- INSTRUCTIONS FOR THE TASK -
From the first line of the listing below to the line with "140, 160, 180]", print each line exactly, and nothing more. Leave out the pictures.

- DATASET EXTRACT -

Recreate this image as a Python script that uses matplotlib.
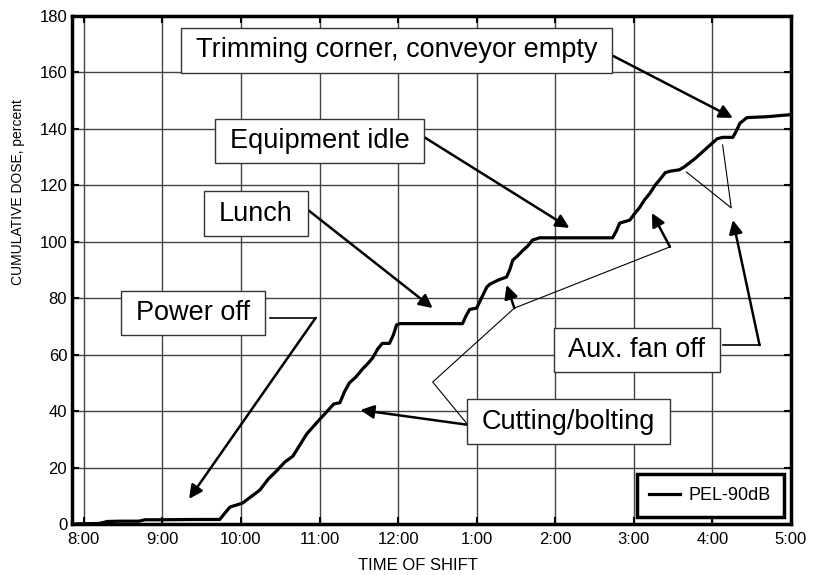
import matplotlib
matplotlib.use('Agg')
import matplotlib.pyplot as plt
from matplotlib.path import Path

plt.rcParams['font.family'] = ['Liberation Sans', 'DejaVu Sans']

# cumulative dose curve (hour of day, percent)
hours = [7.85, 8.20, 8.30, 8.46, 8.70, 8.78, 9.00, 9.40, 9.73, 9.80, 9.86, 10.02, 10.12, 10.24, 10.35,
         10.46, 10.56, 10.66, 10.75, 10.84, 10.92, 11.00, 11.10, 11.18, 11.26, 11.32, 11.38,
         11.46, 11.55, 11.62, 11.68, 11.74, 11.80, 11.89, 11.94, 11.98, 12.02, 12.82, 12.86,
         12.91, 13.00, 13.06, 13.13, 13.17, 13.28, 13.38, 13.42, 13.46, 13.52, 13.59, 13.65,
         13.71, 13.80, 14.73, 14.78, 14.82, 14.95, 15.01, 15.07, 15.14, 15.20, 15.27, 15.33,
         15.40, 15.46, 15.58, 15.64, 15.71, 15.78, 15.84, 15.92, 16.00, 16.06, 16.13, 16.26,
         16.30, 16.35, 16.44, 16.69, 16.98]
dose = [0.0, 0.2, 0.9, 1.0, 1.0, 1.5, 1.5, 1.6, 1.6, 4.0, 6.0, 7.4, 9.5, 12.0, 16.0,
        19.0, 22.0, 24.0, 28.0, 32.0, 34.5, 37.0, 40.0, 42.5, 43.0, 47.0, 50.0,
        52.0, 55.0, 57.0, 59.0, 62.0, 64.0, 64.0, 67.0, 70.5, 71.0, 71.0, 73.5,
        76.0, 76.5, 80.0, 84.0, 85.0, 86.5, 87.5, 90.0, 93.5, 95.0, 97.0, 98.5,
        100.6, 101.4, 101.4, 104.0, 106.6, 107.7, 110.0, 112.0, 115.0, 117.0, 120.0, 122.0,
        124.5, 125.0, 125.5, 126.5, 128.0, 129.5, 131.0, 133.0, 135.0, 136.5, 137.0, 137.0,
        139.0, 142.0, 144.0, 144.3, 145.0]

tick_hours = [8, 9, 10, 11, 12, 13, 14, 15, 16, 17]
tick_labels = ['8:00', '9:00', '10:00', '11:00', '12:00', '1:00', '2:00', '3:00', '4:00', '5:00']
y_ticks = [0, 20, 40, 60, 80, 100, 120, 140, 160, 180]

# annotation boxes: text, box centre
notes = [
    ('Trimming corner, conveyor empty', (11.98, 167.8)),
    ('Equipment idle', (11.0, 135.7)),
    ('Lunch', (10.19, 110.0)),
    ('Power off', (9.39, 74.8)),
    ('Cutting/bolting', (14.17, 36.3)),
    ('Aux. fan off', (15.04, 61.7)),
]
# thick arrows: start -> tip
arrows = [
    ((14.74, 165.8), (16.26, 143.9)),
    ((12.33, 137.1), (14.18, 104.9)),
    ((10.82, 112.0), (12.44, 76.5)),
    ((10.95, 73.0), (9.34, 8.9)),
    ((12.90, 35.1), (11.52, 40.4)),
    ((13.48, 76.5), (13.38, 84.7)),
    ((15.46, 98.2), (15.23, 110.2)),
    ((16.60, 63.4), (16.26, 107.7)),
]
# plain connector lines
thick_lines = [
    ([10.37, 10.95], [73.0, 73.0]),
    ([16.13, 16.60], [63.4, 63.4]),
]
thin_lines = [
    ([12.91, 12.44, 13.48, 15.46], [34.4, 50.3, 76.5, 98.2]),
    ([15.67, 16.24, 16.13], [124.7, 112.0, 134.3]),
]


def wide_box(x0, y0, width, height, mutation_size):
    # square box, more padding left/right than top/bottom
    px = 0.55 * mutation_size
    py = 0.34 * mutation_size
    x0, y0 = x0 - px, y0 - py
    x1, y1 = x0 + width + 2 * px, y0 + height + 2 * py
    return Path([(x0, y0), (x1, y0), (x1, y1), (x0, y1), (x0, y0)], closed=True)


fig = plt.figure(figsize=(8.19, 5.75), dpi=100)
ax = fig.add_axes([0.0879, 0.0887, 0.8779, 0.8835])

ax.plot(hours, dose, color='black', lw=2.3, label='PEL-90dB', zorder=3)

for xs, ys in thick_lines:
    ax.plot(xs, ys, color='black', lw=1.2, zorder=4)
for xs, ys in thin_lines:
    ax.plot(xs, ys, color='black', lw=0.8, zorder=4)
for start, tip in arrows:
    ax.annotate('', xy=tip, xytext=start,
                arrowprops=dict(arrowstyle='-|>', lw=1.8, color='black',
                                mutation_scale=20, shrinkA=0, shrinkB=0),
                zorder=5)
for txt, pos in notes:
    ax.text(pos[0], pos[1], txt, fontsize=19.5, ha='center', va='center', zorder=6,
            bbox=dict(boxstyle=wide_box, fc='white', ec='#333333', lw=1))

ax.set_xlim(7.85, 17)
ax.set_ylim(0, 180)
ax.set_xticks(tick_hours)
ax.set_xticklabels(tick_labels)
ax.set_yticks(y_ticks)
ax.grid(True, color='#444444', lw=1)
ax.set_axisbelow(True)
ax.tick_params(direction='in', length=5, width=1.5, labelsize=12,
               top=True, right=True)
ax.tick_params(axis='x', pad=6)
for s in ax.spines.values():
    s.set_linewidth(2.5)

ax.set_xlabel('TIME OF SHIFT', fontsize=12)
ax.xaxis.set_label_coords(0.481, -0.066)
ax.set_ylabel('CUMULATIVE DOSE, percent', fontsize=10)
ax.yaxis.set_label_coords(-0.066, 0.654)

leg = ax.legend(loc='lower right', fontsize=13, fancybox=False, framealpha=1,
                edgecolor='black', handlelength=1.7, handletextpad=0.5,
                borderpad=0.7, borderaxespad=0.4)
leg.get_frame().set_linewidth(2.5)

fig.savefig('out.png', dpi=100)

- REPLY -
Recreate this image as a Python script that uses matplotlib.
import matplotlib
matplotlib.use('Agg')
import matplotlib.pyplot as plt
from matplotlib.path import Path

plt.rcParams['font.family'] = ['Liberation Sans', 'DejaVu Sans']

# cumulative dose curve (hour of day, percent)
hours = [7.85, 8.20, 8.30, 8.46, 8.70, 8.78, 9.00, 9.40, 9.73, 9.80, 9.86, 10.02, 10.12, 10.24, 10.35,
         10.46, 10.56, 10.66, 10.75, 10.84, 10.92, 11.00, 11.10, 11.18, 11.26, 11.32, 11.38,
         11.46, 11.55, 11.62, 11.68, 11.74, 11.80, 11.89, 11.94, 11.98, 12.02, 12.82, 12.86,
         12.91, 13.00, 13.06, 13.13, 13.17, 13.28, 13.38, 13.42, 13.46, 13.52, 13.59, 13.65,
         13.71, 13.80, 14.73, 14.78, 14.82, 14.95, 15.01, 15.07, 15.14, 15.20, 15.27, 15.33,
         15.40, 15.46, 15.58, 15.64, 15.71, 15.78, 15.84, 15.92, 16.00, 16.06, 16.13, 16.26,
         16.30, 16.35, 16.44, 16.69, 16.98]
dose = [0.0, 0.2, 0.9, 1.0, 1.0, 1.5, 1.5, 1.6, 1.6, 4.0, 6.0, 7.4, 9.5, 12.0, 16.0,
        19.0, 22.0, 24.0, 28.0, 32.0, 34.5, 37.0, 40.0, 42.5, 43.0, 47.0, 50.0,
        52.0, 55.0, 57.0, 59.0, 62.0, 64.0, 64.0, 67.0, 70.5, 71.0, 71.0, 73.5,
        76.0, 76.5, 80.0, 84.0, 85.0, 86.5, 87.5, 90.0, 93.5, 95.0, 97.0, 98.5,
        100.6, 101.4, 101.4, 104.0, 106.6, 107.7, 110.0, 112.0, 115.0, 117.0, 120.0, 122.0,
        124.5, 125.0, 125.5, 126.5, 128.0, 129.5, 131.0, 133.0, 135.0, 136.5, 137.0, 137.0,
        139.0, 142.0, 144.0, 144.3, 145.0]

tick_hours = [8, 9, 10, 11, 12, 13, 14, 15, 16, 17]
tick_labels = ['8:00', '9:00', '10:00', '11:00', '12:00', '1:00', '2:00', '3:00', '4:00', '5:00']
y_ticks = [0, 20, 40, 60, 80, 100, 120, 140, 160, 180]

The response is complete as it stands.